I am not altogether clear why that provision is included, but it lacks clarity as to who might make the decision as to the appropriateness of the family member making the request. Perhaps the Minister can enlighten us.
Amendments 48 to 51 allow, respectively, for senior law officers, the Secretary of State, the coroners in Northern Ireland, England and Wales, the sheriff in Scotland, the procurator fiscal in Scotland and the Lord Advocate to request not only a review but an investigation. Amendments 53 and 54 to Clause 10 would provide for a person who has suffered harmful conduct covered by the Bill as well as the Secretary of State to seek an investigation rather than a review.
Amendments 55 and 56 to Clause 11 enable a person to request that an investigation include questions about the death or harmful conduct. Very often, family members and those who have suffered have by their own efforts secured significant information about what happened, often at significant risk to themselves. Not only are they able to provide that information to an investigator but because of what they have established they can point out questions which should be asked and possible investigative leads or lines.
Amendments 57 to 62 and Amendments 64 and 65 provide necessary consequential amendment to Clause 11 to reflect the operation of the new function of investigation in addition to the function of review. Family members are vital to any investigation, as anybody who has been involved in an investigation knows.
Amendments 66 and 67 to Clause 12 empower the commission to carry out investigations where a person is seeking immunity and that person’s conduct caused death or harm to another person. Amendments 68 to 70 to Clause 13 provide similar adjustments to that clause in an attempt to make it compliant with our legal obligations.

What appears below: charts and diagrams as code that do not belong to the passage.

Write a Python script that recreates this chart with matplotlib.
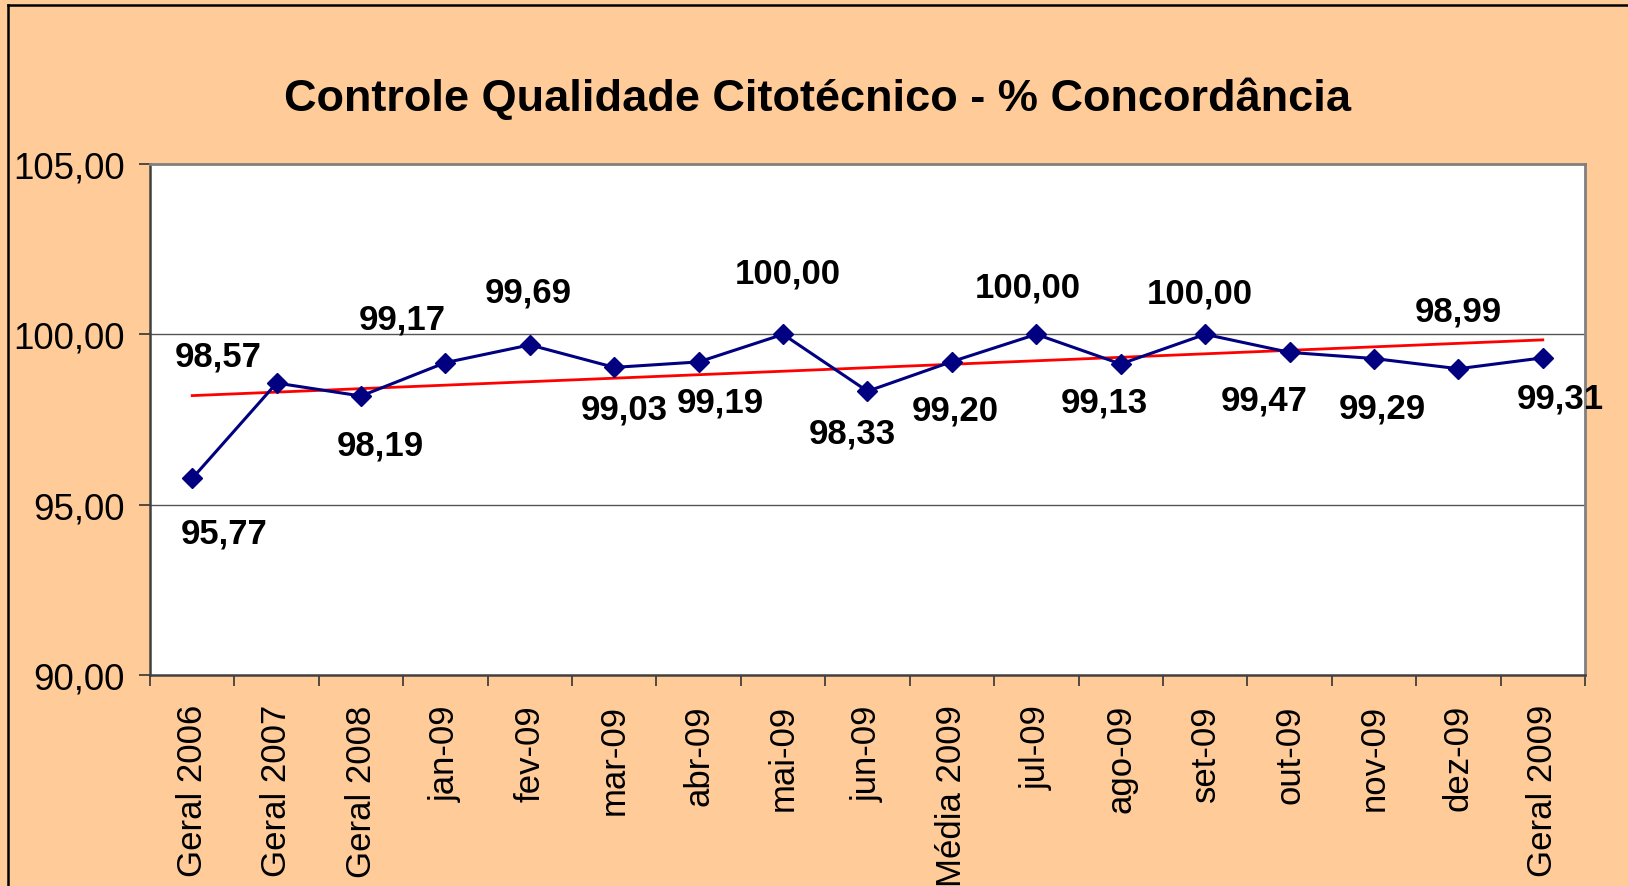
import numpy as np
import matplotlib
matplotlib.use("Agg")
import matplotlib.pyplot as plt
from matplotlib.lines import Line2D

# categories and % agreement values
categories = ["Geral 2006", "Geral 2007", "Geral 2008", "jan-09", "fev-09", "mar-09",
              "abr-09", "mai-09", "jun-09", "Média 2009", "jul-09", "ago-09", "set-09",
              "out-09", "nov-09", "dez-09", "Geral 2009"]
values = [95.77, 98.57, 98.19, 99.17, 99.69, 99.03, 99.19, 100.00, 98.33, 99.20,
          100.00, 99.13, 100.00, 99.47, 99.29, 98.99, 99.31]
y_ticks = [90, 95, 100, 105]

# label offsets in pixels (dx right, dy down), like Excel's placement
label_dx = [32, -58, 19, -43, -2, 10, 22, 5, -15, 3, -9, -16, -5, -25, 8, 0, 18]
label_dy = [55, -27, 49, -44, -53, 42, 40, -61, 42, 48, -47, 38, -41, 48, 49, -58, 40]

W, H = 1628, 887
plt.rcParams["font.family"] = ["Liberation Sans", "DejaVu Sans"]
fig = plt.figure(figsize=(W / 100, H / 100), dpi=100, facecolor="#FFCC99")
ax = fig.add_axes([150 / W, 1 - 676 / H, (1585 - 150) / W, (676 - 165) / H])
ax.set_facecolor("white")

x = np.arange(len(values))
ax.plot(x, values, color="#000080", lw=2.2, marker="D", ms=10, zorder=3)

# linear trendline
k, b = np.polyfit(x, values, 1)
ax.plot(x, k * x + b, color="#FF0000", lw=2.0, zorder=2)

def fmt(v):
    return f"{v:.2f}".replace(".", ",")

for i, v in enumerate(values):
    ax.annotate(fmt(v), xy=(i, v), xytext=(label_dx[i], -label_dy[i]),
                textcoords="offset pixels", ha="center", va="center",
                fontsize=25, fontweight="bold", color="black", zorder=4)

ax.set_xlim(-0.5, len(values) - 0.5)
ax.set_ylim(90, 105)
ax.set_yticks(y_ticks)
ax.set_yticklabels([fmt(t) for t in y_ticks], fontsize=26.5)
for t in [95, 100]:
    ax.axhline(t, color="#555555", lw=1.0, zorder=1)

# category boundaries as major ticks, labels at centres
ax.set_xticks(np.arange(-0.5, len(values)), minor=False)
ax.set_xticklabels([])
ax.set_xticks(x, minor=True)
ax.set_xticklabels(categories, minor=True, rotation=90, fontsize=25, va="top")
ax.tick_params(axis="x", which="minor", length=0, pad=21)
ax.tick_params(axis="x", which="major", length=8, width=1.2, color="#333333")
ax.tick_params(axis="y", length=8, width=1.2, color="#333333", pad=10)

for side in ["top", "right"]:
    ax.spines[side].set_color("#808080")
    ax.spines[side].set_linewidth(2)
for side in ["left", "bottom"]:
    ax.spines[side].set_color("#404040")
    ax.spines[side].set_linewidth(1.8)

fig.text(818 / W, 1 - 99 / H, "Controle Qualidade Citotécnico - % Concordância",
         ha="center", va="center", fontsize=32.5, fontweight="bold")

# outer chart border (left and top)
fig.add_artist(Line2D([8 / W, 8 / W], [0, 1 - 6 / H], color="black", lw=1.8))
fig.add_artist(Line2D([8 / W, 1], [1 - 6 / H, 1 - 6 / H], color="black", lw=1.8))

fig.savefig("out.png", dpi=100, facecolor=fig.get_facecolor())
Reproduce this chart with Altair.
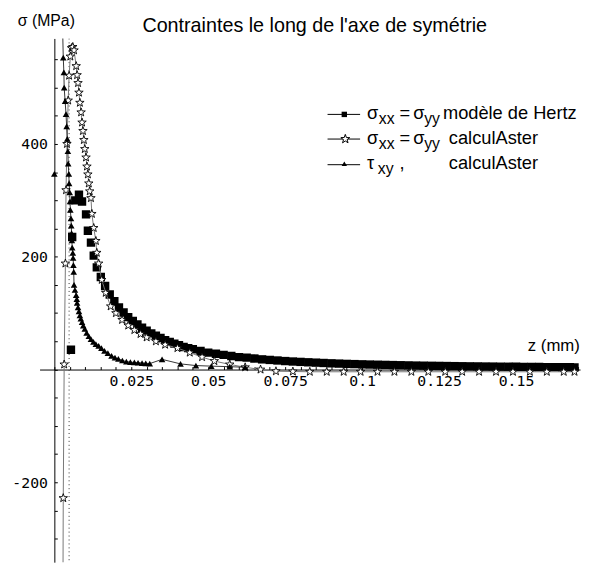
import altair as alt
import pandas as pd

# ---------------- data ----------------
# sigma_xx = sigma_yy, Hertz model (filled squares)
hertz_z = [0.0054, 0.0058, 0.0068, 0.0080, 0.0090, 0.0103, 0.0109, 0.0119, 0.0128, 0.0138, 0.0151,
           0.0165, 0.0180, 0.0195, 0.0210, 0.0225, 0.0240, 0.0255, 0.0270, 0.0285, 0.0300,
           0.0315, 0.0330, 0.0345, 0.0360, 0.0375, 0.0390, 0.0405, 0.0420, 0.0435, 0.0450,
           0.0475, 0.0500, 0.0525, 0.0550, 0.0575, 0.0600, 0.0625, 0.0650, 0.0675, 0.0700,
           0.0725, 0.0750, 0.0775, 0.0800, 0.0825, 0.0850, 0.0875, 0.0900, 0.0925, 0.0950,
           0.0975, 0.1000, 0.1025, 0.1050, 0.1075, 0.1100, 0.1125, 0.1150, 0.1175, 0.1200,
           0.1225, 0.1250, 0.1275, 0.1300, 0.1325, 0.1350, 0.1375, 0.1400, 0.1425, 0.1450,
           0.1475, 0.1500, 0.1525, 0.1550, 0.1575, 0.1600, 0.1625, 0.1650, 0.1675, 0.1690]
hertz_s = [35, 235, 300, 310, 298, 275, 246, 225, 202, 181, 164,
           148, 133, 121, 110, 101, 93, 86, 80, 74, 69,
           64, 60, 56, 52, 49, 46, 43, 40, 38, 36,
           33, 30, 28, 26, 24, 22, 21, 19.5, 18, 17,
           16, 15, 14.2, 13.5, 12.8, 12.2, 11.6, 11, 10.5, 10,
           9.6, 9.2, 8.8, 8.5, 8.2, 7.9, 7.6, 7.3, 7.0, 6.8,
           6.6, 6.4, 6.2, 6.0, 5.8, 5.6, 5.5, 5.3, 5.2, 5.0,
           4.9, 4.8, 4.6, 4.5, 4.4, 4.3, 4.2, 4.1, 4.0, 3.9]

# sigma_xx = sigma_yy, calculAster (hollow stars)
aster_z = [0.0026, 0.0029, 0.0032, 0.0036, 0.0038, 0.0041, 0.0045, 0.0048, 0.0052, 0.0056, 0.0060,
           0.0064, 0.0071, 0.0074, 0.0077, 0.0080, 0.0083, 0.0087, 0.0090, 0.0093, 0.0096,
           0.0099, 0.0103, 0.0106, 0.0109, 0.0112, 0.0115, 0.0119, 0.0122, 0.0128, 0.0135,
           0.0138, 0.0144, 0.0154, 0.0167, 0.0183, 0.0200, 0.0220, 0.0240, 0.0260, 0.0280,
           0.0300, 0.0330, 0.0360, 0.0400, 0.0440, 0.0480, 0.0520, 0.0570, 0.0620, 0.0670,
           0.0720, 0.0775, 0.0830, 0.0885, 0.0940, 0.0995, 0.1050, 0.1105, 0.1160, 0.1215,
           0.1270, 0.1325, 0.1380, 0.1435, 0.1490, 0.1545, 0.1600, 0.1655, 0.1690]
aster_s = [-700, -228, 9, 188, 318, 400, 477, 521, 555, 570, 572,
           566, 538, 522, 508, 491, 473, 456, 438, 423, 407,
           391, 376, 360, 346, 330, 316, 304, 276, 251, 228,
           207, 188, 159, 136, 112, 100, 88, 78, 70, 63,
           57, 50, 44, 38, 30, 22, 15, 9, 4, 0,
           -3, -3.5, -4, -4, -4, -4, -4, -4, -4, -4,
           -4, -4, -4, -4, -4, -4, -4, -4, -4]

# tau_xy, calculAster (filled triangles)
tau_z = [0.0023, 0.0029, 0.0031, 0.0032, 0.0035, 0.0038, 0.0040, 0.0042, 0.0044, 0.0045,
         0.0047, 0.0048, 0.0050, 0.0051, 0.0052, 0.0054, 0.0055, 0.0056, 0.0057, 0.0058,
         0.0060, 0.0061, 0.0062, 0.0063, 0.0064, 0.0067, 0.0071, 0.0073, 0.0074, 0.0077,
         0.0080, 0.0083, 0.0086, 0.0090, 0.0094, 0.0099, 0.0105, 0.0112, 0.0119, 0.0127,
         0.0135, 0.0144, 0.0153, 0.0163, 0.0174, 0.0186, 0.0197, 0.0208, 0.0221, 0.0234,
         0.0247, 0.0260, 0.0272, 0.0285, 0.0297, 0.0310, 0.0350, 0.0410, 0.0460, 0.0510,
         0.0570, 0.0620]
tau_s = [700, 553, 527, 500, 476, 453, 431, 409, 387, 365,
         347, 330, 314, 298, 283, 268, 255, 242, 229, 216,
         207, 198, 185, 173, 150, 141, 132, 125, 118, 110,
         103, 96, 90, 84, 78, 72, 65, 59, 54, 49,
         45, 42, 38, 33, 29, 24, 21, 19, 16, 14,
         13, 12.5, 12, 11.5, 11, 10.5, 18, 10, 7, 6,
         5, 4]
tau_iso_z = [0.0]
tau_iso_s = [347]

guide_z = [0.0048]

x_ticks = [0.0, 0.005, 0.01, 0.015, 0.02, 0.025, 0.03, 0.035, 0.04, 0.045, 0.05, 0.055,
           0.06, 0.065, 0.07, 0.075, 0.08, 0.085, 0.09, 0.095, 0.1, 0.105, 0.11, 0.115,
           0.12, 0.125, 0.13, 0.135, 0.14, 0.145, 0.15, 0.155, 0.16, 0.165, 0.17]
y_ticks = [-300, -250, -200, -150, -100, -50, 0, 50, 100, 150, 200, 250, 300, 350,
           400, 450, 500, 550]

X_DOMAIN = [-0.0048, 0.1708]
Y_DOMAIN = [-341.6, 587]

# ---------------- frames ----------------
hertz = pd.DataFrame({"z": hertz_z, "s": hertz_s})
aster = pd.DataFrame({"z": aster_z, "s": aster_s})
tau = pd.DataFrame({"z": tau_z, "s": tau_s})
tau_iso = pd.DataFrame({"z": tau_iso_z, "s": tau_iso_s})
guide = pd.DataFrame({"z": guide_z})

W, H = 548, 531
TXT = "Liberation Sans"
MONO = "DejaVu Sans Mono"

XS = alt.Scale(domain=X_DOMAIN, nice=False, zero=False)
YS = alt.Scale(domain=Y_DOMAIN, nice=False, zero=False)

XA = alt.Axis(orient="top", offset=-335.7, values=x_ticks, title=None, grid=False,
              labelExpr="(round(datum.value*1000) % 25 == 0 && datum.value > 0.001) ? toString(round(datum.value*1000)/1000) : ''",
              tickSize=3, tickColor="black", tickWidth=1, domainColor="black", domainWidth=1,
              labelFont=MONO, labelFontSize=15, labelColor="black", labelBaseline="top",
              labelAlign="center", labelPadding=-7, labelOverlap=False, labelFlush=False,
              labelBound=False)
YA = alt.Axis(orient="right", offset=-533, values=y_ticks, title=None, grid=False,
              labelExpr="(datum.value % 200 == 0 && datum.value != 0) ? toString(datum.value) : ''",
              tickSize=3, tickColor="black", tickWidth=1, domainColor="black", domainWidth=1,
              labelFont=MONO, labelFontSize=15, labelColor="black", labelAlign="right",
              labelBaseline="middle", labelPadding=-10, labelOverlap=False, labelFlush=False,
              labelBound=False)


def xy():
    return dict(x=alt.X("z:Q", scale=XS, axis=XA), y=alt.Y("s:Q", scale=YS, axis=YA))


STAR = ("M0,-1L0.235,-0.324L0.951,-0.309L0.38,0.124L0.588,0.809L0,0.4L-0.588,0.809"
        "L-0.38,0.124L-0.951,-0.309L-0.235,-0.324Z")

guide_rule = alt.Chart(guide).mark_rule(color="#333", strokeWidth=1, strokeDash=[1, 3], clip=True).encode(
    x=alt.X("z:Q", scale=XS, axis=XA))

hertz_pts = alt.Chart(hertz).mark_point(shape="square", filled=True, color="black", size=72,
                                         opacity=1, clip=True).encode(**xy())

aster_line = alt.Chart(aster).mark_line(color="#777", strokeWidth=1, clip=True).encode(**xy())
aster_pts = alt.Chart(aster).mark_point(shape=STAR, filled=False, fill="white", fillOpacity=1,
                                         stroke="black", strokeWidth=0.9, size=81, opacity=1,
                                         clip=True).encode(**xy())

tau_line = alt.Chart(tau).mark_line(color="black", strokeWidth=0.8, clip=True).encode(**xy())
tau_pts = alt.Chart(tau).mark_point(shape="triangle-up", filled=True, color="black", size=45,
                                     opacity=1, clip=True).encode(**xy())
tau_iso_pts = alt.Chart(tau_iso).mark_point(shape="triangle-up", filled=True, color="black",
                                             size=45, opacity=1).encode(**xy())

one = pd.DataFrame({"k": [0]})


def txt(s, x, y, size=18.5, font=TXT, align="left"):
    return alt.Chart(one).mark_text(text=s, font=font, fontSize=size, align=align,
                                    baseline="alphabetic", color="black").encode(
        x=alt.value(x), y=alt.value(y))


def lrule(y):
    return alt.Chart(one).mark_rule(color="black", strokeWidth=1).encode(
        x=alt.value(292), x2=alt.value(325), y=alt.value(y))


texts = [
    txt("Contraintes le long de l'axe de symétrie", 279, -7, size=20, align="center"),
    txt("σ (MPa)", -22, -13, size=16),
    txt("z (mm)", 495, 317, size=17),
    # legend row 1
    txt("σ", 332, 82), txt("xx", 344, 87, size=16), txt("=", 365, 82), txt("σ", 379, 82),
    txt("yy", 390, 87, size=16), txt("modèle de Hertz", 409, 82),
    # legend row 2
    txt("σ", 332, 107), txt("xx", 344, 112, size=16), txt("=", 365, 107), txt("σ", 379, 107),
    txt("yy", 390, 112, size=16), txt("calculAster", 415, 107),
    # legend row 3
    txt("τ", 332, 132), txt("xy", 343, 137, size=16), txt(",", 365, 132),
    txt("calculAster", 415, 132),
]

legend_marks = [
    lrule(77), lrule(102), lrule(128),
    alt.Chart(one).mark_point(shape="square", filled=True, color="black", size=30, opacity=1).encode(
        x=alt.value(309), y=alt.value(77)),
    alt.Chart(one).mark_point(shape=STAR, fill="white", fillOpacity=1, stroke="black", strokeWidth=1,
                              size=90, opacity=1).encode(x=alt.value(310), y=alt.value(102)),
    alt.Chart(one).mark_point(shape="triangle-up", filled=True, color="black", size=30, opacity=1).encode(
        x=alt.value(309), y=alt.value(127)),
]

chart = alt.layer(
    guide_rule, hertz_pts, aster_line, aster_pts, tau_line, tau_pts, tau_iso_pts,
    *legend_marks, *texts
).properties(
    width=W, height=H,
    autosize=alt.AutoSizeParams(type="none"),
    padding={"left": 32, "top": 27, "right": 3, "bottom": 0},
    background="white",
).configure_view(stroke=None)

chart.save("out.html", embed_options={"renderer": "svg", "actions": False})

Amendment 72, in the name of the noble Lord, Lord Hain, introduces a requirement that reviews are carried out to criminal justice standards as modelled on Operation Kenova, which is inquiring into various
republican terrorism activities and allegations in connection therewith. Again, I declare an interest as a member of the international steering group of Kenova. I support this amendment, although I am of the view that Kenova investigates rather reviews; it is a very powerful investigation.
Amendment 147, which we have dealt with, deals with the matter of the review in Denton. This is a completely different exercise. Indeed, it is a review. Amendment 82 enhances the power of the commissioner for investigations in relation to the supply of information by extending to them the investigation function, which is essential.
The remaining amendments in my name in this group would make all the necessary consequential changes to place in the Bill the obligations that the UK has in cases of deaths resulting from violence during the relevant period and cases involving allegations of torture in terms of the processes to be adopted by the commission in the conduct of its business. By using only the term “review”, the Bill as drafted is insufficient, even taking into account government Amendment 76, since it does not, as has been roundly stated internationally and repeatedly, impose the duties and obligations inherent in the existing legal obligations of the UK, which are guaranteed under the Good Friday agreement. Noble Lords have repeatedly acknowledged in this House the importance of not undermining that agreement. I beg to move.